Dataset extract:
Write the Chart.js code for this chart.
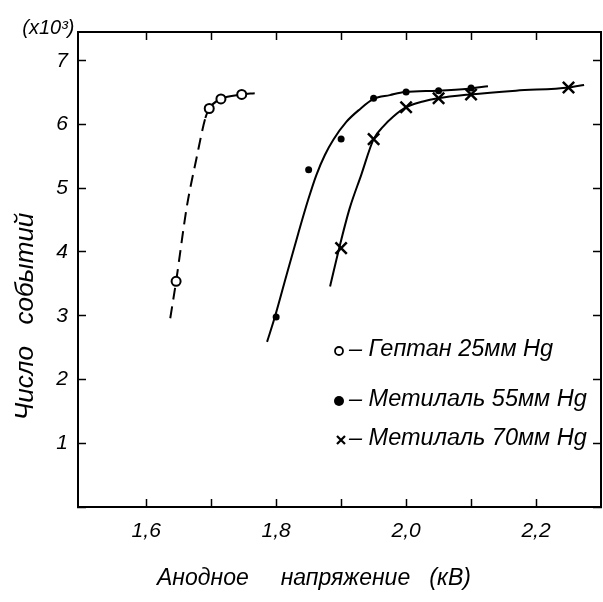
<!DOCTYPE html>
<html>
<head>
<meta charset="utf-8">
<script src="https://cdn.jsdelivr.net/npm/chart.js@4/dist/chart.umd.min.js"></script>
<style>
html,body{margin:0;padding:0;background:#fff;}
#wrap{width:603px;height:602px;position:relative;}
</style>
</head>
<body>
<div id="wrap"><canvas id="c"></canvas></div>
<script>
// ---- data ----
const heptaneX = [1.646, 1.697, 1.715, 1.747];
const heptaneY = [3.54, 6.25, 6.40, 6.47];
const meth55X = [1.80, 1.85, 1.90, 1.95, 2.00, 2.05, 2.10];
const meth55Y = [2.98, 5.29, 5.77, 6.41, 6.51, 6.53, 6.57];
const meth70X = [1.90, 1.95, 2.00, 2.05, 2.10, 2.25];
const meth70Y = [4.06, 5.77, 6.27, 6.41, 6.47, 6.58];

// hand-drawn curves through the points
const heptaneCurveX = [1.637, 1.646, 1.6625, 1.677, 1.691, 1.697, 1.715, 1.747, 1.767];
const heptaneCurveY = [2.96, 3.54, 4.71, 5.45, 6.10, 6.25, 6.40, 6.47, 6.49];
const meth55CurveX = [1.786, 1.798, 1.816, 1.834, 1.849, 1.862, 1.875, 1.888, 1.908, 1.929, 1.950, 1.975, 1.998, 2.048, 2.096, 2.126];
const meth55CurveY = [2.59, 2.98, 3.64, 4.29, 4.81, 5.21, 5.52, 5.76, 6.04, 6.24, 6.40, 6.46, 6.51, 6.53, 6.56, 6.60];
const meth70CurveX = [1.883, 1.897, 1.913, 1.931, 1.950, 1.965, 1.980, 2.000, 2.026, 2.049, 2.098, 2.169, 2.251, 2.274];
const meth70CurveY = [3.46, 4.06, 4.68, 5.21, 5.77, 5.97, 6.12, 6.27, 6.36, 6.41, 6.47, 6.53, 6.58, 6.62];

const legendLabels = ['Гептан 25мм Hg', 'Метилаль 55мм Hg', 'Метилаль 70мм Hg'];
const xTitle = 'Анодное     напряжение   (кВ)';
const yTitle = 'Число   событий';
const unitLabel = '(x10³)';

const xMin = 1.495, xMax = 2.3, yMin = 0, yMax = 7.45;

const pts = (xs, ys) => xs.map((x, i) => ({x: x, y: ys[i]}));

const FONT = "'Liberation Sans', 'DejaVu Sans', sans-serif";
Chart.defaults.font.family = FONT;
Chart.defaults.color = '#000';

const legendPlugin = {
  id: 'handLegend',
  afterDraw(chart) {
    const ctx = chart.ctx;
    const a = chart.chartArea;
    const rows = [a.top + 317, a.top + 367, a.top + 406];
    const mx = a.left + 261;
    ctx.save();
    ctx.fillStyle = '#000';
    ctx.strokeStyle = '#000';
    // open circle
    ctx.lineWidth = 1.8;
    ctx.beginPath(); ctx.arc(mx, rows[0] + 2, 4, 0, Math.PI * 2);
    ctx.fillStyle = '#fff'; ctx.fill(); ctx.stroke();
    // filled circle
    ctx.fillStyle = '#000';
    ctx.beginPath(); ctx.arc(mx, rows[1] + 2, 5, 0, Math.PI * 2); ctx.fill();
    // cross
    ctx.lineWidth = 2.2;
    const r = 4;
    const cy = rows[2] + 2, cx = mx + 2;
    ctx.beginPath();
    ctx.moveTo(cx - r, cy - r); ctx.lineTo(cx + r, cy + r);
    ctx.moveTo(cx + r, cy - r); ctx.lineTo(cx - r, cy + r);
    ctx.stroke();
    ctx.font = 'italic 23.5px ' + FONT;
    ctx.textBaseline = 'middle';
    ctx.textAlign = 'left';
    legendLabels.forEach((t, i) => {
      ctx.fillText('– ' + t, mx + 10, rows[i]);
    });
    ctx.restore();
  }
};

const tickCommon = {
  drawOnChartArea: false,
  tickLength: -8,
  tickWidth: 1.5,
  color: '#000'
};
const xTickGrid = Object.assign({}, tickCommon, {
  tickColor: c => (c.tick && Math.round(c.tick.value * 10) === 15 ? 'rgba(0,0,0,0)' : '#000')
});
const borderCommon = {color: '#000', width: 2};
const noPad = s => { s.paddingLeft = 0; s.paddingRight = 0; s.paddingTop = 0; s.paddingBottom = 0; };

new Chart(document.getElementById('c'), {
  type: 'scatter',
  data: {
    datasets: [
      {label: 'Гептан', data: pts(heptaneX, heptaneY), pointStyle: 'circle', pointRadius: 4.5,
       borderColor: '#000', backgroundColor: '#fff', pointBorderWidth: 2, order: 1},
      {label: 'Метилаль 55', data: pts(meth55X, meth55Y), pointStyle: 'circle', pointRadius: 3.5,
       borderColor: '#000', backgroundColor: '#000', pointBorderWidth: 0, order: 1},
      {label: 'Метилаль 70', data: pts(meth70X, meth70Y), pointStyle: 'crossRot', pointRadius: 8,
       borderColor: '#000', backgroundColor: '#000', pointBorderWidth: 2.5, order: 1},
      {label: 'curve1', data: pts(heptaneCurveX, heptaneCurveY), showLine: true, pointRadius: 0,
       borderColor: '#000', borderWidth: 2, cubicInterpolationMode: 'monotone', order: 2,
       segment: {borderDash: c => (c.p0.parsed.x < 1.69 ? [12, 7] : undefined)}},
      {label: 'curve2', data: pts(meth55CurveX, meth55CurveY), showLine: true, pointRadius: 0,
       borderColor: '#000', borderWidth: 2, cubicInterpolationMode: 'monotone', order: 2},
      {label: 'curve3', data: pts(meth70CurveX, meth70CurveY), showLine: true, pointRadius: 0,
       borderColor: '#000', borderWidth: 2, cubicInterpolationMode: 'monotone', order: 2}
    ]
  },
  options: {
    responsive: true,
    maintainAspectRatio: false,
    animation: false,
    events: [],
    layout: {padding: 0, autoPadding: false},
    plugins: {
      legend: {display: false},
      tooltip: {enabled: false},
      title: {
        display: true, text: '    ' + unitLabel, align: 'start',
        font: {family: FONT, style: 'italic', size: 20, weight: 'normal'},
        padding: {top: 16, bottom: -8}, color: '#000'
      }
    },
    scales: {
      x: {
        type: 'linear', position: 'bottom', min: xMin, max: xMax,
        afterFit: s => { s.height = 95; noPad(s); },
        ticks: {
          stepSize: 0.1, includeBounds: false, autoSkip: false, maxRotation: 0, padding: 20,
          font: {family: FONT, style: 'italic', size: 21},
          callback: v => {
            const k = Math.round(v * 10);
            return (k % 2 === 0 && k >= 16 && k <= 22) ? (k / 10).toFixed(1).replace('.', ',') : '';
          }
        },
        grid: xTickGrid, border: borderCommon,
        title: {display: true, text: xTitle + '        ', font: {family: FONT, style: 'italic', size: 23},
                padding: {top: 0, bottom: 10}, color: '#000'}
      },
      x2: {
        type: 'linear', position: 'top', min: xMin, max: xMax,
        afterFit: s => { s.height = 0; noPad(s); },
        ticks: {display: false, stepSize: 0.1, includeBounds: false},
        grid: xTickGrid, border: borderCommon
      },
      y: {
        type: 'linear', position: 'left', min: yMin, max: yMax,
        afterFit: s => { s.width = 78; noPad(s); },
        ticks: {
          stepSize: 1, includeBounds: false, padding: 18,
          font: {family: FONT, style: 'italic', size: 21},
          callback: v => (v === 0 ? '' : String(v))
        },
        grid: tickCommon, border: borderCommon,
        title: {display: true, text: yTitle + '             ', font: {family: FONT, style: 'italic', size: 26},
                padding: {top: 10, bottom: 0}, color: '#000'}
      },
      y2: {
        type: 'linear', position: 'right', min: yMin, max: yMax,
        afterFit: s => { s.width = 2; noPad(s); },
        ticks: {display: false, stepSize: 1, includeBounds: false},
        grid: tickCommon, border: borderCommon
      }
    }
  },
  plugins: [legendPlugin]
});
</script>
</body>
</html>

What this task involves: Please repeat exactly the data above from its first line to the line that contains "const meth70Y = [4.06, 5.77, 6.27, 6.41, 6.47, 6.58];", inclusive, and leave every picture out.

Answer:
Write the Chart.js code for this chart.
<!DOCTYPE html>
<html>
<head>
<meta charset="utf-8">
<script src="https://cdn.jsdelivr.net/npm/chart.js@4/dist/chart.umd.min.js"></script>
<style>
html,body{margin:0;padding:0;background:#fff;}
#wrap{width:603px;height:602px;position:relative;}
</style>
</head>
<body>
<div id="wrap"><canvas id="c"></canvas></div>
<script>
// ---- data ----
const heptaneX = [1.646, 1.697, 1.715, 1.747];
const heptaneY = [3.54, 6.25, 6.40, 6.47];
const meth55X = [1.80, 1.85, 1.90, 1.95, 2.00, 2.05, 2.10];
const meth55Y = [2.98, 5.29, 5.77, 6.41, 6.51, 6.53, 6.57];
const meth70X = [1.90, 1.95, 2.00, 2.05, 2.10, 2.25];
const meth70Y = [4.06, 5.77, 6.27, 6.41, 6.47, 6.58];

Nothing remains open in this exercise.